I wish to comment on the Housing Finance Agency, HFA, and the suggestion that, as with the Scottish scheme, the State might take an equity stake. As the Minister of State, Deputy Brian Hayes, is aware, the Minister of State at the Department of the Environment, Community and Local Government, Deputy Penrose, has effectively scrapped the construction of any new affordable housing. I have both anecdotal and real evidence that when people are seeking reductions in their mortgage repayments, the HFA is more difficult to deal with than many of the banks. Last month, it announced a 0.5% increase in its lending rate. There are those in affordable and shared-ownership housing schemes who are already struggling to meet their repayments. That is one aspect of the matter which is not specifically covered by the motion. That is fine but those to whom I refer are finding it extremely difficult to deal with the HFA and their local authorities.

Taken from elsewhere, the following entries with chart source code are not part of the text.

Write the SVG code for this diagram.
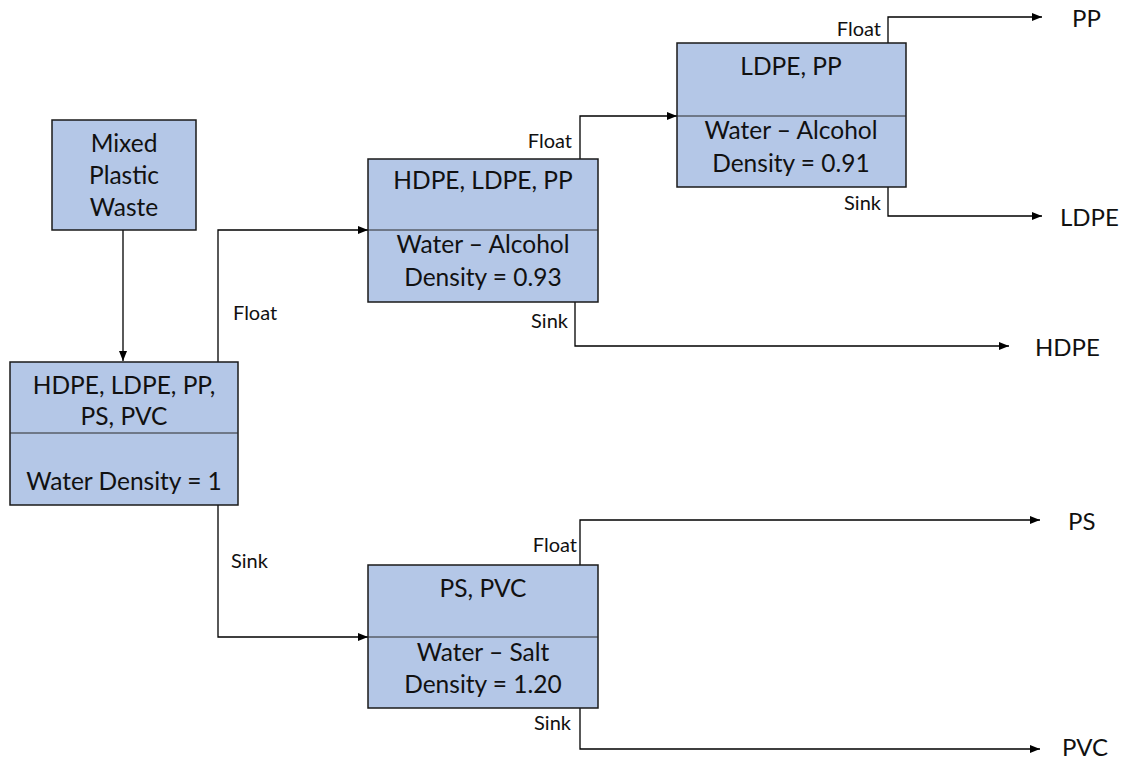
<svg xmlns="http://www.w3.org/2000/svg" width="1133" height="761" viewBox="0 0 1133 761">
<defs>
<marker id="ah" markerWidth="10" markerHeight="8" refX="10" refY="4" orient="auto" markerUnits="userSpaceOnUse">
<path d="M0,0 L10,4 L0,8 Z" fill="#000"/>
</marker>
<style>
.box{fill:#B4C7E7;stroke:#1a1a1a;stroke-width:1.5}
.div{stroke:#2a2a2a;stroke-width:1}
.t{font-family:Lato,"Liberation Sans",sans-serif;font-size:24.5px;fill:#111;text-anchor:middle}
.o{font-family:Lato,"Liberation Sans",sans-serif;font-size:24px;fill:#111}
.l{font-family:Lato,"Liberation Sans",sans-serif;font-size:20px;fill:#111}
.le{text-anchor:end}
.c{fill:none;stroke:#000;stroke-width:1.3}
</style>
</defs>
<rect width="1133" height="761" fill="#fff"/>
<g id="connectors">
<path class="c" d="M123,230 V361" marker-end="url(#ah)"/>
<path class="c" d="M218,362 V230 H368" marker-end="url(#ah)"/>
<path class="c" d="M218,505 V637 H368" marker-end="url(#ah)"/>
<path class="c" d="M580,159 V116 H677" marker-end="url(#ah)"/>
<path class="c" d="M575,302 V346 H1009" marker-end="url(#ah)"/>
<path class="c" d="M888,43 V17 H1042" marker-end="url(#ah)"/>
<path class="c" d="M888,187 V216 H1042" marker-end="url(#ah)"/>
<path class="c" d="M580,565 V520 H1040" marker-end="url(#ah)"/>
<path class="c" d="M580,708 V749 H1040" marker-end="url(#ah)"/>
<text class="l" x="233" y="320">Float</text>
<text class="l" x="231" y="568">Sink</text>
<text class="l le" x="572" y="148">Float</text>
<text class="l le" x="568" y="328">Sink</text>
<text class="l le" x="881" y="36">Float</text>
<text class="l le" x="881" y="210">Sink</text>
<text class="l le" x="577" y="552">Float</text>
<text class="l le" x="571" y="730">Sink</text>
</g>
<g id="mixed">
<rect class="box" x="52" y="120" width="144" height="110"/>
<text class="t" x="124" y="152">Mixed</text>
<text class="t" x="124" y="184">Plastic</text>
<text class="t" x="124" y="216">Waste</text>
</g>
<g id="main">
<rect class="box" x="10" y="362" width="228" height="143"/>
<line class="div" x1="10" y1="433" x2="238" y2="433"/>
<text class="t" x="124" y="394">HDPE, LDPE, PP,</text>
<text class="t" x="124" y="425">PS, PVC</text>
<text class="t" x="124" y="490">Water Density = 1</text>
</g>
<g id="hdpe-ldpe-pp">
<rect class="box" x="368" y="159" width="230" height="143"/>
<line class="div" x1="368" y1="230" x2="598" y2="230"/>
<text class="t" x="483" y="189">HDPE, LDPE, PP</text>
<text class="t" x="483" y="253">Water – Alcohol</text>
<text class="t" x="483" y="286">Density = 0.93</text>
</g>
<g id="ldpe-pp">
<rect class="box" x="677" y="43" width="229" height="144"/>
<line class="div" x1="677" y1="116" x2="906" y2="116"/>
<text class="t" x="791" y="75">LDPE, PP</text>
<text class="t" x="791" y="139">Water – Alcohol</text>
<text class="t" x="791" y="172">Density = 0.91</text>
</g>
<g id="ps-pvc">
<rect class="box" x="368" y="565" width="230" height="143"/>
<line class="div" x1="368" y1="637" x2="598" y2="637"/>
<text class="t" x="483" y="597">PS, PVC</text>
<text class="t" x="483" y="661">Water – Salt</text>
<text class="t" x="483" y="693">Density = 1.20</text>
</g>
<g id="outputs">
<text class="o" x="1072" y="27">PP</text>
<text class="o" x="1060" y="226">LDPE</text>
<text class="o" x="1035" y="356">HDPE</text>
<text class="o" x="1068" y="530">PS</text>
<text class="o" x="1062" y="756">PVC</text>
</g>
</svg>
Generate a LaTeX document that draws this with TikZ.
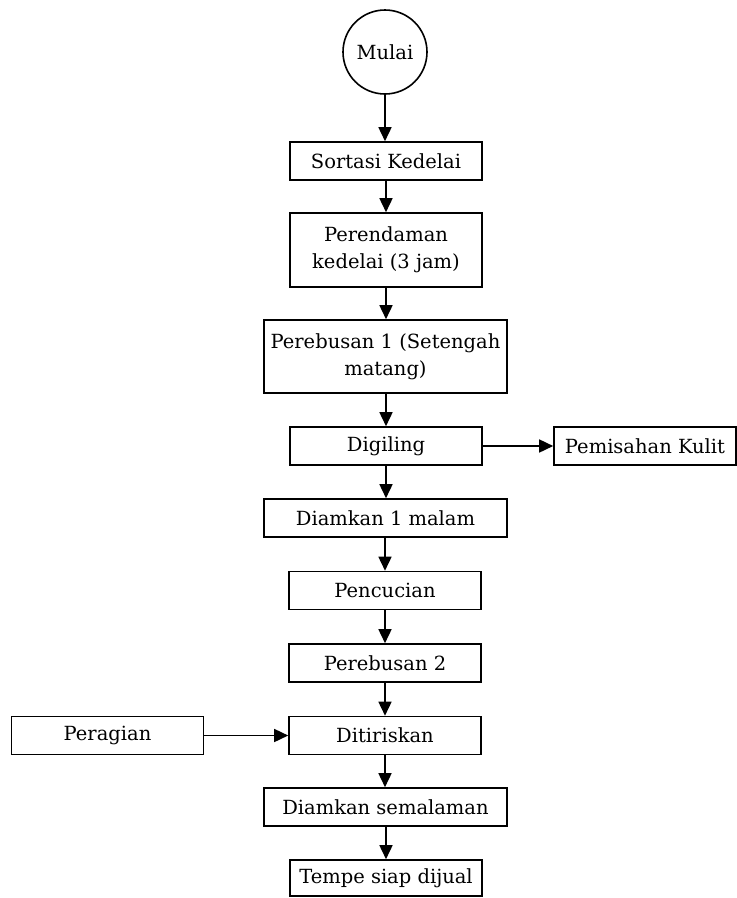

The banks are stuck with the 12-month moratorium and the attendant code of conduct and are obliged to try to assist mortgage holders by reducing their repayments, but that is not happening elsewhere.

I welcome the motion tabled by Senators Hayden and Moloney. It contains many good elements. What is the Government's view on the Cooney report? Is it the Labour Party's view that the report has been binned or is it the Government's opinion that there are aspects of the report which should be dealt with. I caution against blanket debt forgiveness. While the intentions behind such forgiveness are good, it might give rise to further difficulties in the future. In general terms my party welcomes the motion and takes it very seriously. In that context, a number of my colleagues intend to contribute to the debate on it. Will those on the Government side indicate, in the context of the timeframes involved, the steps that will be taken regarding the bringing forward of further initiatives in respect of stressed mortgages?